This question is about the design intention and actual use case for a sample profile in extensible binary format used by FDO. Since I am looking to propose functional addition to this profile format, I would like to get clarification so that my design will not conflict with existing use cases.
In this format the name table section stores function names (or their MD5, depend on the section flag) being referred by the sample profiles. In the current implementation of SampleProfileReader it seems not to consider the case where more than 1 name table sections are present. Note that such input cannot be generated by llvm-profdata or any other known open source tool. The reader does not prohibit such case either, but it is definitely bugged when handling such case.
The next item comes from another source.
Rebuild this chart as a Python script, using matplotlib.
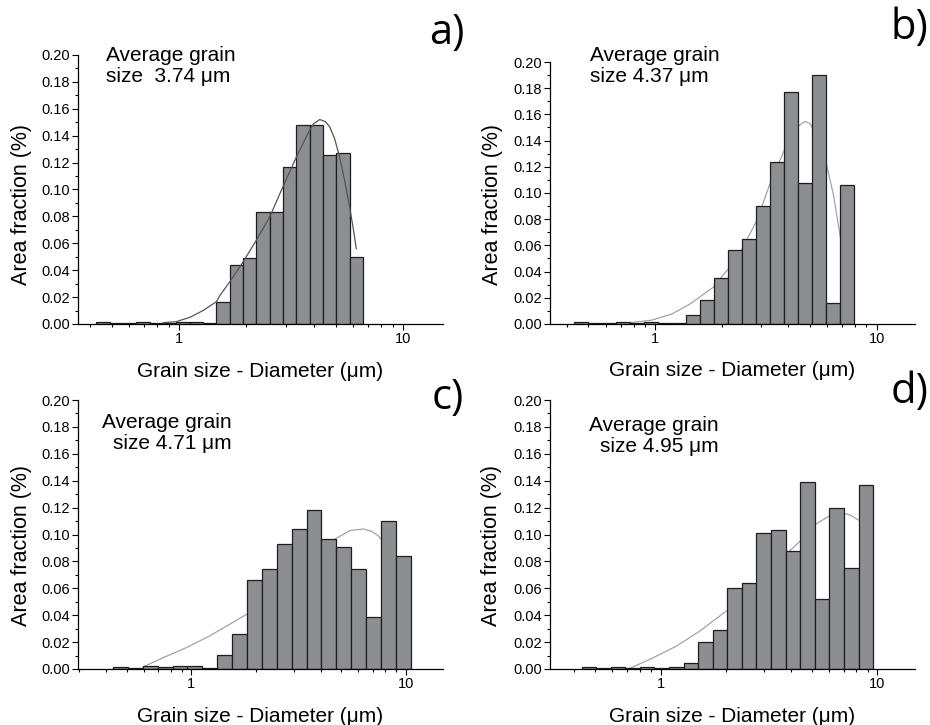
import numpy as np
import matplotlib
matplotlib.use('Agg')
import matplotlib.pyplot as plt
from matplotlib.ticker import MultipleLocator, LogLocator, FixedLocator, NullFormatter

plt.rcParams['font.family'] = ['Liberation Sans', 'DejaVu Sans']

# Histogram values (area fraction) per panel, 20 log-spaced bins each
a_vals = [0.0017, 0.0007, 0.0007, 0.0015, 0.0007, 0.0010, 0.0015, 0.0015, 0.0005, 0.016,
          0.044, 0.049, 0.083, 0.083, 0.117, 0.148, 0.148, 0.126, 0.127, 0.0495]
b_vals = [0.0013, 0.0008, 0.0008, 0.0013, 0.0010, 0.0015, 0.0005, 0.0008, 0.0069, 0.018,
          0.035, 0.0566, 0.0647, 0.090, 0.124, 0.177, 0.108, 0.190, 0.016, 0.106]
c_vals = [0.0012, 0.0007, 0.0022, 0.0012, 0.0025, 0.0025, 0.0005, 0.0102, 0.026, 0.066,
          0.0743, 0.093, 0.104, 0.118, 0.0964, 0.091, 0.074, 0.039, 0.110, 0.084]
d_vals = [0.0012, 0.0007, 0.0012, 0.0007, 0.0012, 0.0005, 0.0012, 0.0042, 0.0204, 0.0288,
          0.060, 0.0639, 0.101, 0.1034, 0.088, 0.139, 0.052, 0.1195, 0.0753, 0.137]

# First and last bin edge (um)
a_range = (0.428, 6.63)
b_range = (0.433, 7.93)
c_range = (0.431, 10.55)
d_range = (0.432, 9.55)

# Fitted curves
a_fit_x = [0.85, 0.97, 1.12, 1.28, 1.47, 1.52, 1.68, 1.93, 2.21, 2.54, 2.91, 3.34, 3.6, 3.83, 4.0,
           4.25, 4.5, 4.71, 4.95, 5.22, 5.5, 5.78, 6.0, 6.19]
a_fit_y = [0.001, 0.0017, 0.005, 0.010, 0.0166, 0.021, 0.031, 0.046, 0.062, 0.0795, 0.102, 0.124,
           0.135, 0.144, 0.149, 0.152, 0.1505, 0.1466, 0.138, 0.124, 0.106, 0.087, 0.071, 0.056]
b_fit_x = [0.76, 0.97, 1.19, 1.44, 1.83, 2.14, 2.46, 2.88, 3.30, 3.86, 4.15, 4.43, 4.75, 5.0,
           5.3, 5.6, 5.95, 6.38, 6.88]
b_fit_y = [0.0008, 0.003, 0.0076, 0.0153, 0.028, 0.042, 0.0568, 0.079, 0.107, 0.134, 0.145,
           0.151, 0.1547, 0.153, 0.146, 0.135, 0.121, 0.099, 0.065]
c_fit_x = [0.595, 0.738, 0.948, 1.218, 1.51, 1.81, 2.12, 2.49, 2.93, 3.44, 4.04, 4.67, 5.48,
           6.32, 6.9, 7.43, 8.2, 9.04]
c_fit_y = [0.0015, 0.0084, 0.0159, 0.0246, 0.0333, 0.0407, 0.0494, 0.0594, 0.0688, 0.0793,
           0.0892, 0.0966, 0.1029, 0.1041, 0.1025, 0.0991, 0.091, 0.078]
d_fit_x = [0.722, 0.925, 1.185, 1.52, 2.01, 2.36, 2.77, 3.25, 3.81, 4.46, 5.23, 6.03, 6.5,
           6.95, 7.5, 8.15]
d_fit_y = [0.0005, 0.0084, 0.0171, 0.0283, 0.0432, 0.0532, 0.0631, 0.0743, 0.0855, 0.0961,
           0.108, 0.114, 0.1155, 0.1158, 0.1145, 0.1108]

letters = ['a)', 'b)', 'c)', 'd)']
notes = ['Average grain\nsize  3.74 \u03bcm', 'Average grain\nsize 4.37 \u03bcm',
         'Average grain\nsize 4.71 \u03bcm', 'Average grain\nsize 4.95 \u03bcm']

fig = plt.figure(figsize=(9.3, 7.25), dpi=100)
W, H = 930.0, 725.0

# axes boxes in pixels: left, top, right, bottom
boxes = [(78, 55, 443, 324), (550, 62, 915, 324), (78, 400, 443, 669), (550, 400, 915, 669)]
xlims = [(0.354, 15.1), (0.336, 14.9), (0.296, 14.9), (0.309, 14.9)]
vals = [a_vals, b_vals, c_vals, d_vals]
ranges = [a_range, b_range, c_range, d_range]
fits = [(a_fit_x, a_fit_y), (b_fit_x, b_fit_y), (c_fit_x, c_fit_y), (d_fit_x, d_fit_y)]
fit_col = ['#555555', '#a3a3a3', '#a3a3a3', '#a3a3a3']
fit_z = [3, 1, 1, 1]
# note text: x, top of first line (px), alignment
note_pos = [(106, 46, 'left'), (590, 46, 'left'), (232, 413, 'right'), (719, 416, 'right')]
# panel letter: right edge x, centre y (px)
letter_pos = [(464, 33), (928, 28), (464, 398), (928, 392)]
ylab_xy = [(-0.125, 0.444), (-0.129, 0.455), (-0.125, 0.459), (-0.132, 0.459)]

for i in range(4):
    l, t, r, b = boxes[i]
    ax = fig.add_axes([l / W, 1 - b / H, (r - l) / W, (b - t) / H])
    edges = np.geomspace(ranges[i][0], ranges[i][1], len(vals[i]) + 1)
    ax.bar(edges[:-1], vals[i], width=np.diff(edges), align='edge',
           color='#8d8e92', edgecolor='#1e1e1e', linewidth=0.9, zorder=2)
    ax.plot(fits[i][0], fits[i][1], color=fit_col[i], lw=0.9, zorder=fit_z[i])
    ax.set_xscale('log')
    ax.set_xlim(*xlims[i])
    ax.set_ylim(0, 0.2)

    ax.spines['top'].set_visible(False)
    ax.spines['right'].set_visible(False)
    ax.spines['left'].set_linewidth(0.9)
    ax.spines['bottom'].set_linewidth(0.9)

    ax.yaxis.set_major_locator(MultipleLocator(0.02))
    ax.yaxis.set_minor_locator(MultipleLocator(0.01))
    ax.yaxis.set_major_formatter(plt.FormatStrFormatter('%.2f'))
    ax.xaxis.set_major_locator(FixedLocator([1, 10]))
    ax.xaxis.set_major_formatter(plt.FuncFormatter(lambda v, p: '%d' % round(v)))
    ax.xaxis.set_minor_locator(LogLocator(base=10, subs=np.arange(2, 10)))
    ax.xaxis.set_minor_formatter(NullFormatter())
    ax.tick_params(which='major', direction='out', length=4, width=0.8, labelsize=10.5, pad=2)
    ax.tick_params(which='minor', direction='out', length=2.2, width=0.8)

    ax.set_ylabel('Area fraction (%)', fontsize=15.5)
    ax.yaxis.set_label_coords(*ylab_xy[i])
    ax.set_xlabel('Grain size - Diameter (\u03bcm)', fontsize=15)
    ax.xaxis.set_label_coords(0.5, -0.14)

    nx, ny, ha = note_pos[i]
    fig.text(nx / W, 1 - ny / H, notes[i], ha=ha, va='top', fontsize=15, linespacing=1.15)
    lx, ly = letter_pos[i]
    fig.text(lx / W, 1 - ly / H, letters[i], ha='right', va='center', fontsize=30,
             family=['Open Sans', 'DejaVu Sans'])

plt.savefig('out.png', dpi=100)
For example, in llvm/lib/ProfileData/SampleProfReader.cpp:1083 (SampleProfileReaderExtBinaryBase::readMD5NameTable), fixed length MD5 name table are not read until the name is referred by a profile for the first time (lazy loading), but if there is another fixed length MD5 name table read before the sample profiles, the base address of the first MD5 name table MD5NameMemStart
will be overwritten by the new table, and a read into it by a profile’s context index can cause an out-of-bounds crash. (I can construct a case if needed)
However on line 1072 (SampleProfileReaderBinary::readNameTable), NameTable.reserve(*Size + NameTable.size())
suggests the intention to allow reading multiple name tables.
I don’t know what’s the origin design intention, should such case (a) be rejected as invalid profile, (b) be allowed, and all name tables should be concatenated in the order they appear, or (c) be allowed, and only the most recent read name table is used when the current section refers to the name table?
If anyone know of real world projects with such use case please mention them.
There’s also another issue that one name table can use MD5 while the other one doesn’t. This leads to the profiles having a conflicted state. For this I am inclined to reject such profile, until the representation of all function names in sample profiles is changed to MD5 (which I am working on)